The heiress Aurora Floyd is the apple of her elderly father’s eye. At 19, she is dark and high-spirited, with a flashing eye and an air of pride. She has just returned from finishing school in Paris when Captain Talbot Bulstrode notices her.

From a family that prides itself on its blemishless past, Bulstrode is looking for a pure and wholesome wife. He is disdainful of Aurora’s interest in horses and racing. Altogether, he feels he would like his wife to be more like her cousin, Lucy Floyd. Nevertheless, he can’t take his eyes off Aurora even though there seems to be a shadow over her.

Aurora has another admirer, John Mellish, a large, bluff Yorkshireman who worships her at first sight. In the beginning, Aurora pays little attention to either man. Then she seems to favor Captain Bulstrode.

Aurora has a secret, however, that will threaten her happy future. It is not a difficult secret for the reader to guess, but when a murder is committed, she finds that it must come out.
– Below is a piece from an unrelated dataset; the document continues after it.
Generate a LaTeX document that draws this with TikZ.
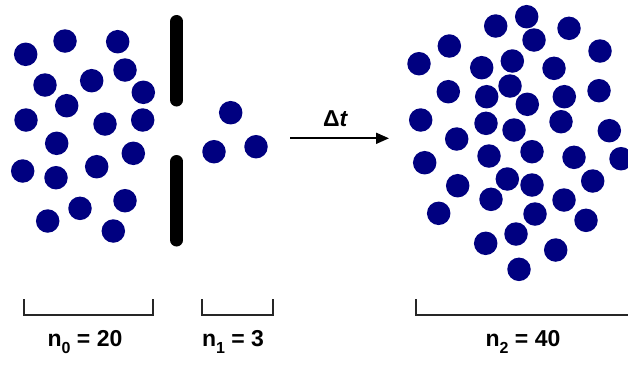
\documentclass[tikz,border=0pt]{standalone}
\usepackage{fontspec}
\setmainfont{Liberation Sans}
\usetikzlibrary{positioning, arrows.meta}
\definecolor{dotblue}{HTML}{000080}
\newcommand{\idx}[1]{\raisebox{-0.28em}{\fontsize{16}{16}\selectfont #1}}

\begin{document}
\begin{tikzpicture}[
        x=1pt, y=-1pt,
        particle/.style={circle, fill=dotblue, inner sep=0pt, minimum size=23.5pt},
        wall/.style={line width=13pt, line cap=round},
        brace/.style={line width=1.8pt, black!85},
        arrow/.style={-{Triangle[length=13pt, width=11pt]}, line width=1.8pt},
        count/.style={font=\fontsize{23}{27}\selectfont\bfseries, inner sep=0pt},
    ]
    \useasboundingbox (0,0) rectangle (628,365);

    % Reservoir before the slit
    \foreach \x/\y [count=\i] in {25.7/54.3, 65/41, 117.7/41.7, 45/85, 91.7/80.7,
            125/70, 143.3/92.3, 66.7/105.7, 26/120, 105/124, 142.7/120, 56.7/143.3,
            133.3/153.3, 22.7/171, 56/177.7, 96.7/166.7, 80/208.3, 125/200.7,
            47.7/221, 113.3/231}
        \node[particle] (a\i) at (\x,\y) {};

    % Slit walls
    \coordinate (wtop1) at (176.7,21.5);
    \coordinate (wbot1) at (176.7,100);
    \coordinate (wtop2) at (176.7,161.5);
    \coordinate (wbot2) at (176.7,240);
    \draw[wall] (wtop1) -- (wbot1);
    \draw[wall] (wtop2) -- (wbot2);

    % Particles that passed
    \foreach \x/\y [count=\i] in {230.7/112.7, 214/151.7, 256/146.7}
        \node[particle] (b\i) at (\x,\y) {};

    % Time step
    \coordinate (dtstart) at (290,138.3);
    \coordinate (dtend) at (389,138.3);
    \draw[arrow] (dtstart) -- node[count, above=11pt, xshift=-4pt] (dt) {Δ\textit{t}} (dtend);

    % Later state
    \foreach \x/\y [count=\i] in {526.7/16.7, 495.7/26, 569/28.3, 534/40, 449.3/46,
            600/51, 419/63.7, 481.7/67.7, 512.3/61, 554/68.3, 448.3/91.7, 510/86,
            486.7/96.7, 564.3/96.7, 599/90.7, 527.3/104.3, 420.7/120, 486/123.3,
            514/130, 561/121.7, 456.7/139, 609.3/130.7, 424.7/162.7, 489/156,
            532/151.7, 574/157.3, 621/158.7, 507.3/179, 532/185, 457.7/185.7,
            592.7/181, 491/199.3, 564/200, 438.7/213.3, 535/214, 586/220.3,
            485.7/243.3, 516/234, 555.7/250, 519/269.3}
        \node[particle] (c\i) at (\x,\y) {};

    % Brackets
    \draw[brace] (24,299) -- (24,315) -- (153.3,315) -- (153.3,299);
    \draw[brace] (201.7,299) -- (201.7,315) -- (273.3,315) -- (273.3,299);
    \draw[brace] (416,299) -- (416,315) -- (630,315);

    % Counts
    \node[count] (n0) at (85,342) {n\idx{0} = 20};
    \node[count] (n1) at (233,342) {n\idx{1} = 3};
    \node[count] (n2) at (523,342) {n\idx{2} = 40};
\end{tikzpicture}
\end{document}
Mary Elizabeth Braddon was a writer of popular Victorian sensation novels, combining melodrama, intense emotion, and crime. Her best-known work is Lady Audley’s Secret, so if you are familiar with that, you know what to expect. The story evokes some true suspense, and the main characters are either likable or despicable, as intended. Occasionally, Braddon departs into little lectures, some of them loaded with literary allusions. They reminded me of some of Dickens’s writing, only I found them a little cumbersome and overbearing. Still, this novel is readable and generally moves forward at a good pace. I enjoyed it.